Nesse caso não é questão de machismo ou não, é preconceito histórico, tabus religiosos que precisamos superar. Tem meninas contaminadas com aids, meninas que ficam grávidas precocemente, ficam grávidas sem querer ficar grávidas, talvez porque o pai ou a mãe não educou corretamente. Porque não recebeu orientação."

Tabagismo

"O ministro Temporão já mandou para a Casa Civil uma proposta. A Casa Civil está em fase final de avaliação e eu vou mandar para o Congresso proibindo fumar em locais fechados, ou seja, só se o cara tiver sozinho, quiser fumar e quiser se matar ele pode."

Seleção brasileira

"Não acho que o culpado é o Dunga. É importante lembrar que ficamos de 1970 até 1994, sem ganhar uma Copa do Mundo. Foram 24 anos e passaram dezenas de técnicos pela seleção brasileira, inclusive um dos melhores, que foi o Telê Santana que levou para campo aquela seleção extraordinária e nós perdemos duas copas com o Telê. O problema não é o técnico, o problema é que eu penso que é preciso um pouco mais de amor à causa. Um torcedor quando vai no estádio ou você está na frente da televisão, o que você quer? Você quer que o jogador se esforce, que ele demonstre que está brigando no jogo. Corra atrás da bola.

Palocci e Dirceu

"Antigos não, companheiros. O fato de eles não estarem no governo não mexe na minha relação de amizade. Aliás é uma coisa que prezo. Que eu carrego para o fim da vida, porque ninguém me obrigou a ter amizade. Amizade é uma coisa que a gente escolhe. A saída dos dois apenas mostrou para a sociedade que ninguém é imprescindível. Que ninguém é insubstituível. As pessoas que estão no lugar deles (Guido Mantega e Dilma Rousseff) estão dando uma demonstração extraordinária e os dois companheiros estão reconstruindo suas vidas. É assim que tem que ser a vida."

Terceiro mandato

"Democracia é uma coisa tão séria que a gente não pode brincar com ela.

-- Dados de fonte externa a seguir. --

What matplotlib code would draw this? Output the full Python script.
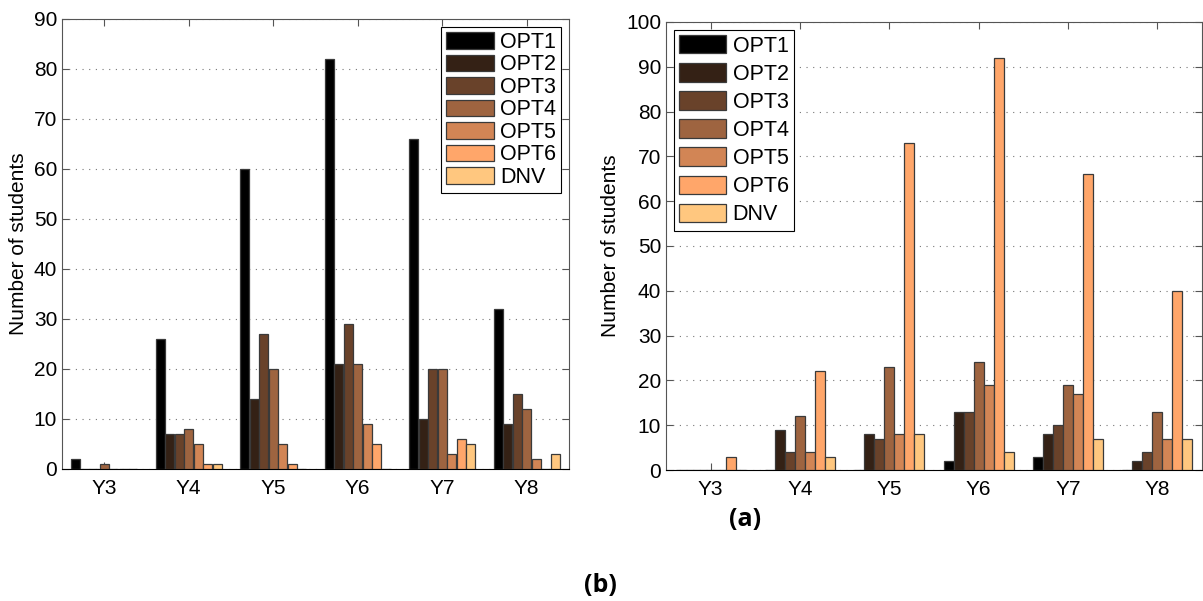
import numpy as np
import matplotlib
matplotlib.use("Agg")
import matplotlib.pyplot as plt

years = ['Y3', 'Y4', 'Y5', 'Y6', 'Y7', 'Y8']
options = ['OPT1', 'OPT2', 'OPT3', 'OPT4', 'OPT5', 'OPT6', 'DNV']

# left panel, rows = year, columns = option
left_counts = [
    [2, 0, 0, 1, 0, 0, 0],
    [26, 7, 7, 8, 5, 1, 1],
    [60, 14, 27, 20, 5, 1, 0],
    [82, 21, 29, 21, 9, 5, 0],
    [66, 10, 20, 20, 3, 6, 5],
    [32, 9, 15, 12, 2, 0, 3],
]

# right panel
right_counts = [
    [0, 0, 0, 0, 0, 3, 0],
    [0, 9, 4, 12, 4, 22, 3],
    [0, 8, 7, 23, 8, 73, 8],
    [2, 13, 13, 24, 19, 92, 4],
    [3, 8, 10, 19, 17, 66, 7],
    [0, 2, 4, 13, 7, 40, 7],
]

plt.rcParams['font.family'] = ['Liberation Sans', 'DejaVu Sans']
colors = plt.cm.copper(np.linspace(0, 1, len(options)))


def grouped_bars(ax, counts, ymax, legend_loc, spacing, hheight):
    data = np.array(counts)
    x = np.arange(1, len(years) + 1)
    step = 0.112
    for j, name in enumerate(options):
        ax.bar(x + (j - 3) * step, data[:, j], width=step * 0.98,
               color=colors[j], edgecolor='#3a3a3a', linewidth=0.9,
               label=name, zorder=3)
    ax.set_xlim(0.5, len(years) + 0.5)
    ax.set_ylim(0, ymax)
    ax.set_xticks(x)
    ax.set_xticklabels(years)
    ax.set_yticks(np.arange(0, ymax + 1, 10))
    ax.yaxis.grid(True, linestyle=(0, (1, 5)), color='#777777', linewidth=0.8)
    ax.tick_params(direction='in', top=True, right=True, labelsize=15,
                   length=5, color='#555555')
    ax.tick_params(axis='x', pad=7)
    for s in ax.spines.values():
        s.set_color('#555555')
    ax.spines['bottom'].set_color('black')
    ax.set_ylabel('Number of students', fontsize=15)
    leg = ax.legend(loc=legend_loc, fontsize=15.5, fancybox=False,
                    edgecolor='black', framealpha=1, handlelength=2.2,
                    handleheight=hheight, labelspacing=spacing,
                    handletextpad=0.3, borderaxespad=0.35, borderpad=0.25)
    leg.get_frame().set_linewidth(0.8)


fig = plt.figure(figsize=(12.03, 6.01), dpi=100)
ax1 = fig.add_axes([62 / 1203, 1 - 469 / 601, 507 / 1203, 450 / 601])
ax2 = fig.add_axes([666 / 1203, 1 - 470 / 601, 536 / 1203, 448 / 601])

grouped_bars(ax1, left_counts, 90, 'upper right', 0.07, 0.8)
grouped_bars(ax2, right_counts, 100, 'upper left', 0.3, 0.95)

fig.text(745 / 1203, 1 - 520 / 601, '(a)', fontsize=18, fontweight='bold',
         ha='center', va='center', family='Open Sans')
fig.text(600 / 1203, 1 - 585 / 601, '(b)', fontsize=18, fontweight='bold',
         ha='center', va='center', family='Open Sans')

fig.savefig('out.png', dpi=100)
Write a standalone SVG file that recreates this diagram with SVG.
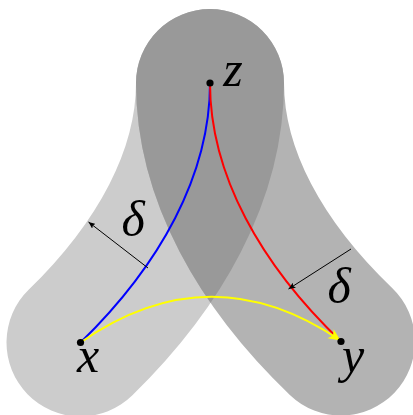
<svg xmlns="http://www.w3.org/2000/svg" width="413" height="415" viewBox="0 0 413 415">
<style>
.band{fill:none;stroke-width:148;stroke-linecap:round;stroke-linejoin:round}
.curve{fill:none;stroke-width:2}
.dim{fill:none;stroke:#000;stroke-width:1}
.lbl{font-family:"Liberation Serif","Times New Roman",serif;font-style:italic;font-size:50px;fill:#000;text-anchor:middle}
</style>
<defs>
<path id="pb" d="M210,83 C210,175 160,265 80.5,342.5"/>
<path id="pr" d="M210,83 C210,175 261,265 341,341.5"/>
<mask id="mr" maskUnits="userSpaceOnUse" x="0" y="0" width="413" height="415">
<use href="#pr" class="band" stroke="#fff"/>
</mask>
<marker id="ah" viewBox="-7 -3 8 6" refX="0" refY="0" markerWidth="8" markerHeight="6" markerUnits="userSpaceOnUse" orient="auto">
<path d="M0,0 L-7,-3 L-5.5,0 L-7,3 Z" fill="#000"/>
</marker>
<marker id="ya" viewBox="-13 -6 14 12" refX="0" refY="0" markerWidth="14" markerHeight="12" markerUnits="userSpaceOnUse" orient="auto">
<path d="M0,0 L-12,-5.5 L-9,0 L-12,5.5 Z" fill="#ffff00"/>
</marker>
</defs>
<g id="bands">
<use href="#pb" class="band" stroke="#cccccc"/>
<use href="#pr" class="band" stroke="#b3b3b3"/>
<use href="#pb" class="band" stroke="#999999" mask="url(#mr)"/>
</g>
<g id="connectors">
<use id="blue" href="#pb" class="curve" stroke="#0000ff"/>
<use id="red" href="#pr" class="curve" stroke="#ff0000"/>
<path id="yellow" d="M80.5,342.5 Q210,252 340.5,340.5" class="curve" stroke="#ffff00" marker-end="url(#ya)"/>
<path id="delta1" d="M148,268 L88.5,222" class="dim" marker-end="url(#ah)"/>
<path id="delta2" d="M351,249 L288.5,289" class="dim" marker-end="url(#ah)"/>
</g>
<g id="node-x">
<circle cx="80.5" cy="342.5" r="3.6" fill="#000"/>
<text class="lbl" x="88" y="372">x</text>
</g>
<g id="node-y">
<circle cx="341" cy="341.5" r="3.6" fill="#000"/>
<text class="lbl" x="353" y="372">y</text>
</g>
<g id="node-z">
<circle cx="210" cy="83" r="3.6" fill="#000"/>
<text class="lbl" x="233" y="86">z</text>
</g>
<g id="labels">
<text class="lbl" x="133" y="236">δ</text>
<text class="lbl" x="339" y="303">δ</text>
</g>
</svg>
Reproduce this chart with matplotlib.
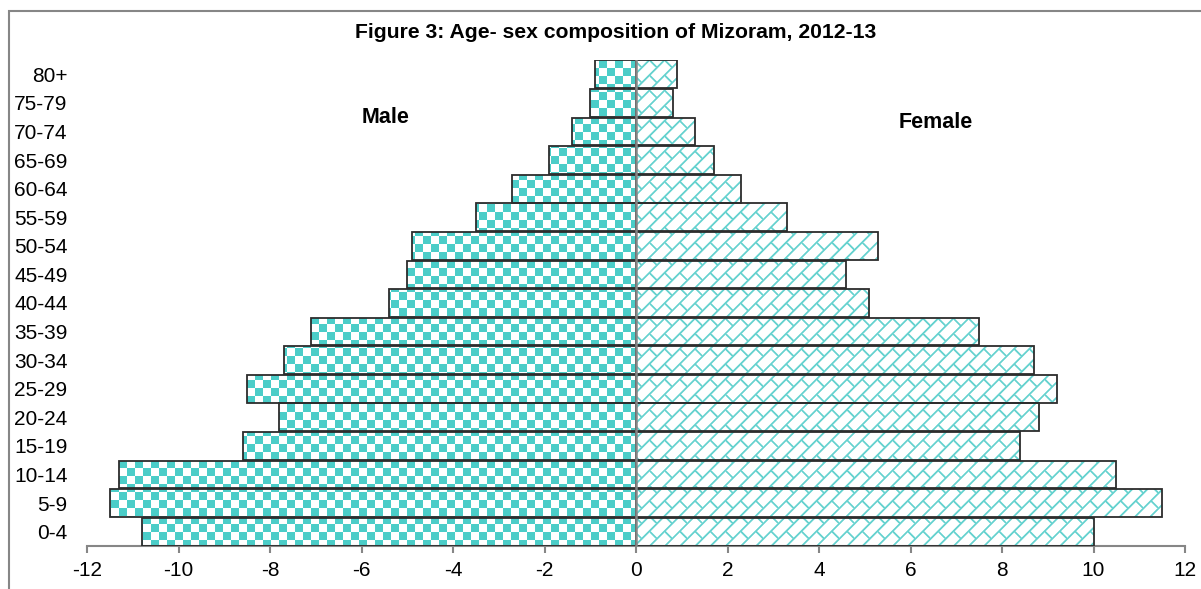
import numpy as np
import matplotlib
matplotlib.use("Agg")
import matplotlib.pyplot as plt
from matplotlib.path import Path
from matplotlib.patches import Rectangle

plt.rcParams['font.family'] = ['Liberation Sans', 'DejaVu Sans']

# Age groups (bottom to top) and percentage shares
age_groups = ["0-4", "5-9", "10-14", "15-19", "20-24", "25-29", "30-34", "35-39",
              "40-44", "45-49", "50-54", "55-59", "60-64", "65-69", "70-74",
              "75-79", "80+"]
male = [10.8, 11.5, 11.3, 8.6, 7.8, 8.5, 7.7, 7.1, 5.4, 5.0, 4.9, 3.5, 2.7, 1.9, 1.4, 1.0, 0.9]
female = [10.0, 11.5, 10.5, 8.4, 8.8, 9.2, 8.7, 7.5, 5.1, 4.6, 5.3, 3.3, 2.3, 1.7, 1.3, 0.8, 0.9]
x_ticks = list(range(-12, 13, 2))

title = "Figure 3: Age- sex composition of Mizoram, 2012-13"

W_PX, H_PX = 1201, 589
DPI = 100
fig = plt.figure(figsize=(W_PX / DPI, H_PX / DPI), dpi=DPI)

# plot area in pixels
ax_l, ax_r, ax_t, ax_b = 87, 1185, 60, 546
ax = fig.add_axes([ax_l / W_PX, (H_PX - ax_b) / H_PX,
                   (ax_r - ax_l) / W_PX, (ax_b - ax_t) / H_PX])

teal = np.array([75, 205, 200], dtype=float)
line_teal = np.array([85, 205, 202], dtype=float)
white = np.array([255, 255, 255], dtype=float)

y = np.arange(len(age_groups))
bar_h = 0.97
edge = "#2c2c2c"
male_bars = ax.barh(y, [-v for v in male], height=bar_h, facecolor="none",
                    edgecolor=edge, linewidth=1.3, zorder=3)
female_bars = ax.barh(y, female, height=bar_h, facecolor="none",
                      edgecolor=edge, linewidth=1.3, zorder=3)

xlim = (-12, 12)
ylim = (-0.5, len(age_groups) - 0.5)
ax.set_xlim(*xlim)
ax.set_ylim(*ylim)

# textures in screen pixels
tw, th = ax_r - ax_l, ax_b - ax_t
jj, ii = np.meshgrid(np.arange(tw, dtype=float), np.arange(th, dtype=float))

# checkerboard fill
cell = 8
checker = ((ii.astype(int) // cell + jj.astype(int) // cell) % 2 == 0)
tex_m = np.empty((th, tw, 3))
tex_m[:] = white
tex_m[checker] = teal

# diagonal brick fill
s = 1.9
X, Y = (jj + 0.5) / s, (ii + 0.5) / s
a = np.mod(X + Y, 8.0)
d_slash = np.minimum(a, 8.0 - a) * s / np.sqrt(2)
k = np.floor((X + Y) / 8.0)
b = np.mod(X - Y - 8.0 * k, 16.0)
d_back = np.minimum(b, 16.0 - b) * s / np.sqrt(2)
dist = np.minimum(d_slash, d_back)
alpha = np.clip(1.0 - (dist - 0.45) / 0.9, 0.0, 1.0)[..., None] * 0.9
tex_f = white * (1 - alpha) + line_teal * alpha


def bars_clip(bars):
    paths = [p.get_path().transformed(p.get_patch_transform()) for p in bars.patches]
    return Path.make_compound_path(*paths)


for tex, bars in ((tex_m, male_bars), (tex_f, female_bars)):
    im = ax.imshow(tex.astype(np.uint8), extent=[xlim[0], xlim[1], ylim[0], ylim[1]],
                   aspect="auto", interpolation="nearest", origin="upper", zorder=1)
    im.set_clip_path(bars_clip(bars), transform=ax.transData)

ax.set_xlim(*xlim)
ax.set_ylim(*ylim)

# zero line
ax.axvline(0, color="#868686", linewidth=1.8, zorder=4)

# axes styling
for side in ("top", "right", "left"):
    ax.spines[side].set_visible(False)
ax.spines["bottom"].set_color("#868686")
ax.spines["bottom"].set_linewidth(1.5)
ax.set_xticks(x_ticks)
ax.set_xticklabels([str(t) for t in x_ticks])
ax.tick_params(axis="x", direction="out", length=5, width=1.5, color="#868686",
               labelsize=15, pad=6, labelcolor="black")
ax.set_yticks(y)
ax.set_yticklabels(age_groups)
ax.tick_params(axis="y", length=0, labelsize=15, pad=14, labelcolor="black")

ax.text(-5.47, 14.5, "Male", ha="center", va="center", fontsize=15.5, fontweight="bold")
ax.text(6.56, 14.3, "Female", ha="center", va="center", fontsize=15.5, fontweight="bold")

fig.text(616 / W_PX, 1 - 32 / H_PX, title, ha="center", va="center",
         fontsize=15.2, fontweight="bold")

# outer frame
fig.patches.append(Rectangle((9 / W_PX, -0.2), 1.2, (H_PX - 11) / H_PX + 0.2,
                             transform=fig.transFigure, fill=False,
                             edgecolor="#868686", linewidth=1.5))

fig.savefig("out.png", dpi=DPI)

Daqui a pouco alguém quer o terceiro mandato, o quarto mandato, daqui a pouco alguém quer o quinto. Está de bom tamanho. Eu era favorável a um mandato só. Quatro anos é muito pouco para executar um programa. Com um mandato de quatro anos, se você começar a fazer um projeto para construir uma hidrelétrica, termina o mandato e não consegue a licença prévia do Ibama ainda. Ou talvez o Ministério Público proibiu. É preciso ter um tempo para executar um programa. E eu já tive meu tempo. Com a graça de Deus, sou agradecido todo dia por estar dando certo as coisas. Que venha outro e que faça mais. A única coisa que vou dizer é o seguinte. Quando eu terminar o meu mandado, tudo o que nós tivermos feito, eu vou registrar em cartório. Quem entrar no meu lugar vai receber tudo o que foi feito no meu governo, tudo que está contratado, quantos metros de obra estão feitas. Vou deixa lá sabe por que? Porque eles vão dizer assim: "se aquele torneiro mecânico que não foi nem à universidade fez tudo isso, eu tenho que fazer mais"."